Step 1: Basic Moeller Stroke
If you haven't already acquainted yourself with the basics of the Moeller stroke, now is the time to start. I would recommend checking out the Jojo Mayer DVD to get oriented. Once you have the basic technique somewhat comfortable, try my "Caravan Warmup" to get it to really soak in. I would not recommend going on to step 2 of this exercise until you have a basic grasp of the Moeller stroke. Here is a video of me playing the first step of the "Caravan Warmup":
Step 2: Isolating the Moeller motions around the drums and practicing them slowly
In this step, focus on getting the Moeller stroke motion feeling comfortable in both directions (clockwise and counterclockwise) around the drums. Use lines #2 and #3 above to help guide you. Start slowly enough that you can use nice big Moeller motions and feel the bounce moving between the different drums.
Line #2 example
Line #3 example
Step 3: One motion into the other motion slowly
Use line #1, but don't try to play this fast yet. Take this step at the same tempo you were doing step #2, and just focus on getting a good comfortable feeling around the drums.
Line #1 slow example
Step 4: One motion into the other motion with a pause more quickly
In this step you will accelerate the tempo without stringing the two motions together. Instead, leave a small space between the two motions by playing this step in 3/4 time. Use line #4 to guide you.
Line #4 example
Step 5: Whole thing
Finally, try both motions consecutively at a faster tempo. This is Moeller stroke around the drums Jeff Hamilton style.
Line #1 fast example
The key to making this technique sound good is keeping the relaxed, flowing feeling of the Moeller as you move around the drums. Focus on the accents and maintaining the bounce of the stick between the various drums.

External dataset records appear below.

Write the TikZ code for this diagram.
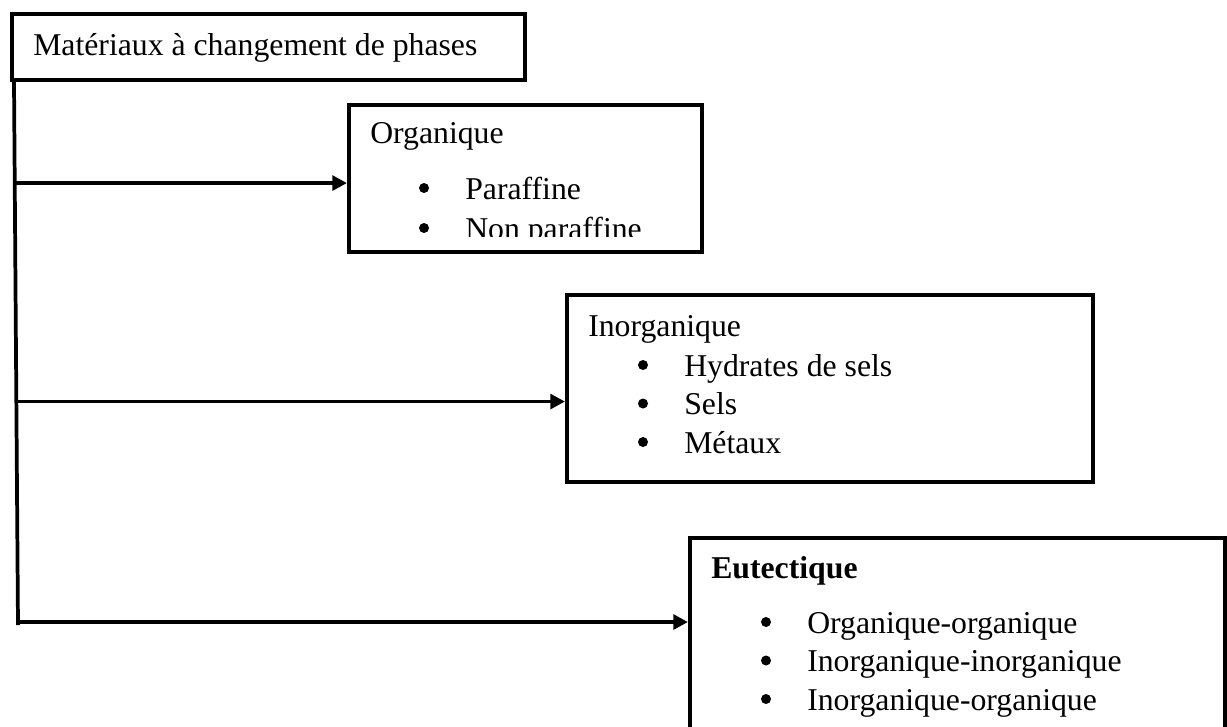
\documentclass[tikz,border=0pt]{standalone}
\usepackage{fontspec}
\setmainfont{Liberation Serif}
\usetikzlibrary{arrows.meta,calc}
\tikzset{
  box/.style={draw, line width=2.8pt, anchor=north west, inner sep=0pt},
  txt/.style={anchor=base west, inner sep=0pt, font=\fontsize{23.8pt}{28pt}\selectfont},
  link/.style={line width=2.8pt, -{Triangle[length=11pt,width=11pt]}},
}
% bullet in front of a list entry
\newcommand{\bul}[1]{\fill ($(#1.base west)+(-41,-11)$) circle (5);}

\begin{document}
\begin{tikzpicture}[x=0.75pt,y=0.75pt,yscale=-1,xscale=1]
\path[use as bounding box, clip] (0,0) rectangle (1227,726);
% boxes
\node[box, minimum width=384.75pt, minimum height=49.5pt] (mcp) at (10,12) {};
\node[box, minimum width=264.75pt, minimum height=110.25pt] (org) at (347,103) {};
\node[box, minimum width=394.5pt, minimum height=140.25pt] (inorg) at (565,293) {};
\node[box, minimum width=401.25pt, minimum height=168pt] (eut) at (688,536) {};
% titles
\node[txt] (mcpT) at (33,55) {Matériaux à changement de phases};
\node[txt] (orgT) at (370,143) {Organique};
\node[txt] (inorgT) at (588,336) {Inorganique};
\node[txt] (eutT) at (711,578) {\textbf{Eutectique}};
% lists
\node[txt] (org1) at (465,199) {Paraffine};
\bul{org1}
\begin{scope}
  \clip (347,103) rectangle (700,236);
  \node[txt] (org2) at (465,239) {Non paraffine};
  \bul{org2}
\end{scope}
\foreach \y/\t [count=\i] in {376/Hydrates de sels, 414.5/Sels, 453/Métaux} {
  \node[txt] (inorg\i) at (684,\y) {\t};
  \bul{inorg\i}
}
\foreach \y/\t [count=\i] in {633/Organique-organique, 671.5/Inorganique-inorganique, 710/Inorganique-organique} {
  \node[txt] (eut\i) at (807,\y) {\t};
  \bul{eut\i}
}
% trunk and arrows
\coordinate (ttop) at ($(mcp.south west)+(4,0)$);
\coordinate (tbot) at (18,625);
\draw[line width=2.8pt] (ttop) -- (tbot)
  coordinate[pos=0.1865] (b1)
  coordinate[pos=0.5887] (b2)
  coordinate[pos=0.9945] (b3);
\draw[link] (b1) -- (b1 -| org.west);
\draw[link] (b2) -- (b2 -| inorg.west);
\draw[link] (b3) -- (b3 -| eut.west);
\end{tikzpicture}
\end{document}
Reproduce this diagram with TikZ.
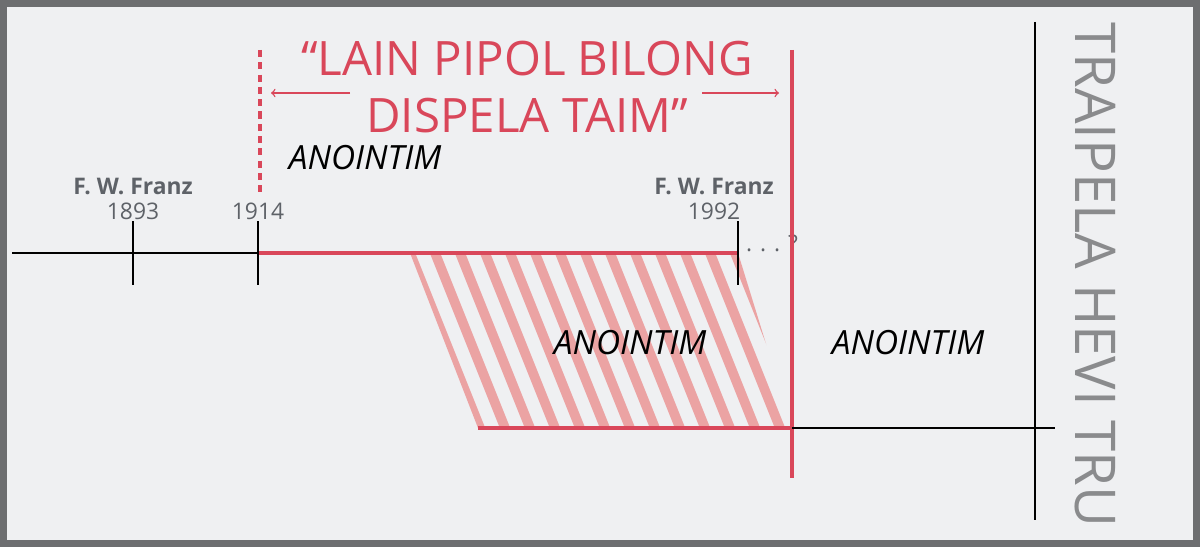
\documentclass[tikz,border=0pt]{standalone}
\usepackage{fontspec}
\setmainfont{Open Sans}
\definecolor{framegray}{HTML}{6D6E70}
\definecolor{paper}{HTML}{EFF0F2}
\definecolor{erared}{HTML}{D9475A}
\definecolor{stripepink}{HTML}{EBA3A3}
\definecolor{labelgray}{HTML}{5E6268}

\begin{document}
\begin{tikzpicture}[x=0.02cm, y=-0.02cm,
    yearlabel/.style={text=labelgray, font=\fontsize{13}{13}\selectfont},
    namelabel/.style={text=labelgray, font=\fontsize{13}{13}\selectfont\bfseries},
    anointlabel/.style={font=\fontsize{19}{19}\selectfont\itshape}]
        % Frame
        \fill[framegray] (0,0) rectangle (1200,547);
        \fill[paper] (7,7) rectangle (1193,540);

        % Hatched band
        \begin{scope}
          \clip (410,253) -- (738,253) -- (792,428) -- (478,428) -- cycle;
          \foreach \x in {385,410,...,760} {
            \draw[stripepink, line width=5.5pt] (\x,253) -- (\x+70,428);
          }
        \end{scope}

        % Main timeline
        \coordinate (tstart) at (12,253);
        \coordinate (t1893) at (133,253);
        \coordinate (t1914) at (258,253);
        \coordinate (t1992) at (738,253);
        \draw[thick] (tstart) -- (t1914);
        \draw[erared, line width=1.8pt] (t1914) -- (t1992);
        \foreach \p in {t1893, t1914, t1992} {
          \draw[thick] ([yshift=18]\p) -- ([yshift=-18]\p);
        }
        \node[text=labelgray, font=\fontsize{13}{13}\selectfont, anchor=west] (unknown) at (740,243) {. . . ?};

        % Year labels
        \node[namelabel] (franza) at (133,186) {F. W. Franz};
        \node[yearlabel] (y1893) at (133,211) {1893};
        \node[yearlabel] (y1914) at (258,211) {1914};
        \node[namelabel] (franzb) at (714,186) {F. W. Franz};
        \node[yearlabel] (y1992) at (714,211) {1992};

        % Era boundaries
        \draw[erared, line width=1.8pt, dash pattern=on 4pt off 3pt] (260,50) -- (260,192);
        \draw[erared, line width=1.8pt] (792,50) -- (792,478);

        % Title and arrows
        \node[text=erared, font=\fontsize{27}{32}\selectfont, align=center] (title) at (527,87) {“LAIN PIPOL BILONG\\DISPELA TAIM”};
        \coordinate (leftend) at (271,93);
        \coordinate (rightend) at (779,93);
        \draw[->, erared, thick] (350,93) -- (leftend);
        \draw[->, erared, thick] (702,93) -- (rightend);

        % Lower timeline
        \coordinate (bstart) at (478,428);
        \coordinate (bmid) at (792,428);
        \coordinate (bend) at (1055,428);
        \draw[erared, line width=1.8pt] (bstart) -- (bmid);
        \draw[thick] (bmid) -- (bend);

        % Anointed labels
        \node[anointlabel] (anointa) at (365,158) {ANOINTIM};
        \node[anointlabel] (anointb) at (630,343) {ANOINTIM};
        \node[anointlabel] (anointc) at (908,343) {ANOINTIM};

        % Harvest
        \draw[thick] (1035,22) -- (1035,520);
        \node[text=framegray!80, font=\fontsize{32}{32}\selectfont, rotate=-90] (harvest) at (1095,275) {TRAIPELA HEVI TRU};
\end{tikzpicture}
\end{document}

Because this is a really dense, aggressive drum fill, it is crucial to use it tastefully. If you don't use your musicality to dictate when this fill will be appropriate, and instead just try to superimpose it in different musical situations, the result will be overplaying. Jeff Hamilton only used this fill at the very climax of a song. So, BE SENSITIVE! When you do hear the right spot for this fill, go for it.